Corneille devait monter plus haut encore. Le Cid était une imitation le poëte français en partageait la gloire avec l'inventeur; Horace renfermait une double action : les deux derniers actes se détachaient un peu de l'ensemble et en ralentissaient la marche. Pour trouver le chef-d'œuvre où Corneille se déploie tout entier, il faut choisir entre Cinna (1639) et Polyeucte (1640). Chose remarquable! l'une de ces pièces est l'apothéose de la monarchie, l'autre le triomphe de la religion, deux des principes de vie qui doivent animer le dixseptième siècle ! Le troisième principe, l'influence des femmes, l'amour, était réservé à Racine. Nos grands poëtes dramatiques ont toujours été universels dans leurs sujets et nationaux dans leurs inspirations. La matière de leurs poëmes c'est le monde entier : l'âme qu'ils y jettent, c'est la pensée de la France.

Cinna est une conception dramatique d'une grandeur imposante, c'est la royauté divinisée par la clémence. L'unité d'action s'y forme de deux intérêts subordonnés. Le premier acte est franchement républicain : le poëte, épris de toute grande chose, s'y livre sans restriction à ses instincts de liberté; son âme est toute aux conspirateurs, sa haine toute au tyran.
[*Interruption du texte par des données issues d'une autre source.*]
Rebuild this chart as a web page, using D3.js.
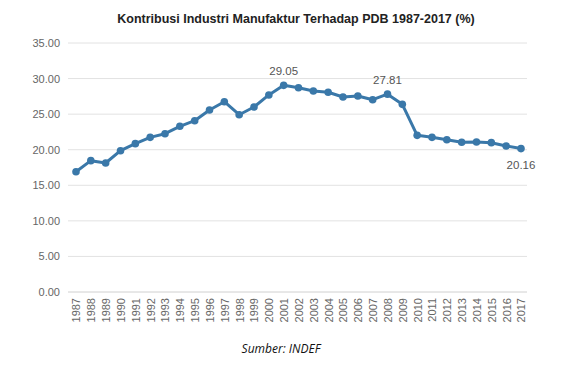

Mais au-dessus de l'imagination qui s'abandonne, il y a la raison qui veille, il y a le plan général qui se charge de tout réduire à une sévère unité : dès le second acte l'usurpateur s'absout par la magnanimité, par le remords, et surtout par l'empire; le diadème descend sur son front comme une expiation céleste :

Tous les crimes d'État qu'on fait pour la couronne,
Le ciel nous en absout alors qu'il nous la donne.

L'enthousiasme républicain n'est plus que le piédestal sur le⚫ quel va s'élever la statue colossale de la monarchie. Qu'il est grand, qu'il est beau dans son magnanime pardon cet homme maître de soi comme de l'univers !

O siècles, ô mémoire!

Conservez à jamais ma dernière victoire!

Soyons ami, Cinna, c'est moi qui t'en conviel

Et tout plie sous cette héroïque grandeur: Cinna, Maxime, déjà flétris par l'alliage impur qui ternissait leurs sentiments patriotiques, tombent vaincus à ses pieds; la terrible Émilie elle-même, cette adorable furie, qui seule avait conservé jusqu'à la dernière scène du dernier acte son inébranlable haine, se rend enfin à l'irrésistible puissance de la générosité : elle entraîne avec elle l'admiration universelle et l'attendrissement de tous les spectateurs vers l'Auguste français, ce monarque idéal, qui est bien loin de ressembler à l'Auguste de Suétone. ·Dans Polyeucte la conception est plus hardie encore et l'exécution plus parfaite. Toutes les passions, même les plus nobles, celles dont le développement avait fait jusque-là le triomphe de Corneille, sont reléguées au second plan et dans la partie inférieure de l'œuvre. C'est Pauline, ou l'amour chaste, dévoué, sacrifié au devoir; c'est Sévère, l'amant passionné, l'héroïque soldat, le généreux rival, dont les sentiments magnanimes, mais tout humains, forment les premières assises de l'édifice. Au-dessus et dans une région plus sereine se déploie une passion d'un genre nouveau, l'enthousiasme religieux, la soif du martyre. Elle s'allume soudain et sous nos yeux, par un coup de théâtre admirable; dès que l'eau du baptême a touché le front du néophyte, cet homme, qui tout à l'heure hésitait, temporisait, s'élance au-devant des tourments, et étonne le zèle même du vieux chrétien Néarque Quand une fois il a conquis son droit au supplice, sa noble et sainte figure prend une sérénité divine, s'anime d'un enthousiasme calme et pur: il semble vivre déjà de la vie du ciel et planer avec une angélique compassion sur tous les mouvements de terreur, d'amour et de pitié terrestres qu'il excite et ne partage pas. Tous les autres personnages ont les regards fixés sur lui; leur sort à tous dépend de sa résolution, et cependant impassible, le front illuminé d'un rayon céleste, les yeux fixés sur l'invisible objet de son amour, il s'élève, comme Dante, par l'attraction sainte du regard, dans la région du sublime, il monte à la mort, à la gloire Jamais l'idéal divin de la poésie n'avait été révélé sur la scène avec une si pure splendeur.